Wednesday, October 24, 2007



"Raindrops on roses and whiskers on kittens"

I'm as tired of "The Sound of Music" as the next guy. But for some reason I was thinking about the lyrics of "My Favorite Things" today, and I realized they're masterful. Oscar Hammerstein could have said "sunsets and walks along the beach." Yuck. How about pina coladas?

But he captured the vibrant freshness of raindrops on can picture it, almost smell it, and it brings a smile to your face.

He didn't say "kittens." He didn't say "kittens playing." He said "whiskers on kittens." Perfect. You think of the whiskers and you see their faces and think about all their animated cuteness. "Whiskers on kittens" is the phrase that sets off your imagination and memories.
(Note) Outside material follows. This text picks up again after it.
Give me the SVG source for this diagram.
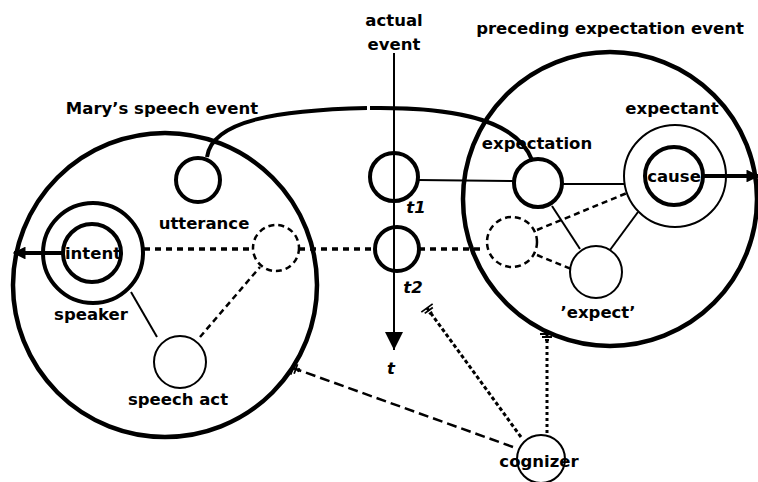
<svg xmlns="http://www.w3.org/2000/svg" width="758" height="482" viewBox="0 0 758 482">
<style>
text{font-family:"DejaVu Sans","Liberation Sans",sans-serif;font-weight:bold;font-size:16.5px;fill:#000;text-anchor:middle}
.it{font-style:italic}
.frame{fill:none;stroke:#000;stroke-width:4.5}
.thick{fill:none;stroke:#000;stroke-width:4}
.thin{fill:none;stroke:#000;stroke-width:2}
.dash{fill:none;stroke:#000;stroke-width:2.5;stroke-dasharray:6 4}
.dot{fill:none;stroke:#000;stroke-width:3.5;stroke-dasharray:6 5}
</style>
<defs>
<marker id="ah" viewBox="0 0 10 10" refX="9" refY="5" markerWidth="3.2" markerHeight="3.2" orient="auto" markerUnits="strokeWidth"><path d="M0,0 L10,5 L0,10 z" fill="#000"/></marker>
<marker id="ahv" viewBox="0 0 10 10" refX="10" refY="5" markerWidth="9" markerHeight="9" orient="auto" markerUnits="strokeWidth"><path d="M0,0 L10,5 L0,10 z" fill="#000"/></marker>
<marker id="bars" viewBox="-8 -8 16 16" refX="0" refY="0" markerWidth="16" markerHeight="16" orient="auto" markerUnits="userSpaceOnUse"><path d="M0,-7 V7 M-3,-5 V5 M-6,-2 V2" stroke="#000" stroke-width="1.8" fill="none"/></marker>
</defs>

<g id="mary-event">
<circle class="frame" cx="165" cy="285" r="152"/>
<text x="162" y="114">Mary’s speech event</text>
</g>
<g id="preceding-event">
<circle class="frame" cx="610" cy="199" r="147"/>
<text x="610" y="34">preceding expectation event</text>
</g>

<g id="connectors">
<path class="thick" d="M207,157 C212,120 280,110 367,108"/>
<path class="thick" d="M370,108 C440,107 515,115 532,160"/>
<line x1="394" y1="53" x2="394" y2="350" stroke="#000" stroke-width="2" marker-end="url(#ahv)"/>
<line x1="62" y1="253" x2="14" y2="253" stroke="#000" stroke-width="4" marker-end="url(#ah)"/>
<line x1="703" y1="176" x2="758" y2="176" stroke="#000" stroke-width="4" marker-end="url(#ah)"/>
<line class="thin" x1="418" y1="180" x2="514" y2="181"/>
<line class="thin" x1="562" y1="184" x2="624" y2="184"/>
<line class="thin" x1="131" y1="292" x2="157" y2="337"/>
<line class="thin" x1="552" y1="206" x2="580" y2="249"/>
<line class="thin" x1="638" y1="212" x2="610" y2="250"/>
<line class="dash" x1="200" y1="337" x2="260" y2="267"/>
<line class="dash" x1="537" y1="230" x2="627" y2="193"/>
<line class="dash" x1="537" y1="255" x2="571" y2="269"/>
<path class="dot" d="M144,249 H253 M299,249 H375 M419,249 H485"/>
<line x1="513" y1="447" x2="293" y2="368" stroke="#000" stroke-width="2.5" stroke-dasharray="10 5" marker-end="url(#bars)"/>
<line x1="521" y1="437" x2="427" y2="308" stroke="#000" stroke-width="3" stroke-dasharray="4 2.5" marker-end="url(#bars)"/>
<line x1="547" y1="433" x2="547" y2="334" stroke="#000" stroke-width="3" stroke-dasharray="3 3" marker-end="url(#bars)"/>
</g>

<g id="utterance">
<circle class="thick" cx="198" cy="180" r="22"/>
<text x="204" y="229">utterance</text>
</g>
<g id="speaker">
<circle class="thick" cx="93" cy="253" r="50"/>
<text x="91" y="320">speaker</text>
</g>
<g id="intent">
<circle class="thick" cx="92" cy="253" r="29"/>
<text x="93" y="259">intent</text>
</g>
<g id="mary-dashed">
<circle class="dash" cx="276" cy="248" r="23"/>
</g>
<g id="speech-act">
<circle class="thin" cx="180" cy="362" r="26"/>
<text x="178" y="405">speech act</text>
</g>
<g id="actual-event">
<text x="394" y="26">actual</text>
<text x="394" y="50">event</text>
<text class="it" x="391" y="374">t</text>
</g>
<g id="t1">
<circle class="thick" cx="394" cy="177" r="24"/>
<text class="it" x="416" y="213">t1</text>
</g>
<g id="t2">
<circle class="thick" cx="397" cy="249" r="22"/>
<text class="it" x="413" y="293">t2</text>
</g>
<g id="expectation">
<circle class="thick" cx="538" cy="183" r="24"/>
<text x="537" y="149">expectation</text>
</g>
<g id="expectant">
<circle class="thin" cx="675" cy="176" r="51"/>
<text x="672" y="114">expectant</text>
</g>
<g id="cause">
<circle class="thick" cx="674" cy="176" r="29"/>
<text x="674" y="182">cause</text>
</g>
<g id="pre-dashed">
<circle class="dash" cx="512" cy="242" r="25"/>
</g>
<g id="expect">
<circle class="thin" cx="596" cy="272" r="26"/>
<text x="598" y="318">’expect’</text>
</g>
<g id="cognizer">
<circle class="thin" cx="541" cy="459" r="24"/>
<text x="539" y="467">cognizer</text>
</g>
</svg>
There's an innocence and sweetness in those opening two images.

I can't say that the entire song maintains that high quality, but there some passages that in my opinion are strokes of genius:

"Wild geese that fly with the moon on their wings" — magical.

"Silver white winters that melt into springs." In one phrase, he captures the mystery and rebirth of two of the seasons, and the glory and splendor of nature. "Silver white" conjures up images of snow-covered conifers, and when I hear "melt into springs" I picture ice floes breaking up and the first buds breaking through the ground. By using the plurals — "winters" and "springs" — he suggests the passage of time.

One of the hallmarks of great lyricists is their ability to pick out a few key words that capture emotions, meaningful and lingering images, and the essence of what the singer is feeling.

That's what Oscar Hammerstein II has done with this song. And, come to think of it, they are a few of my favorite things.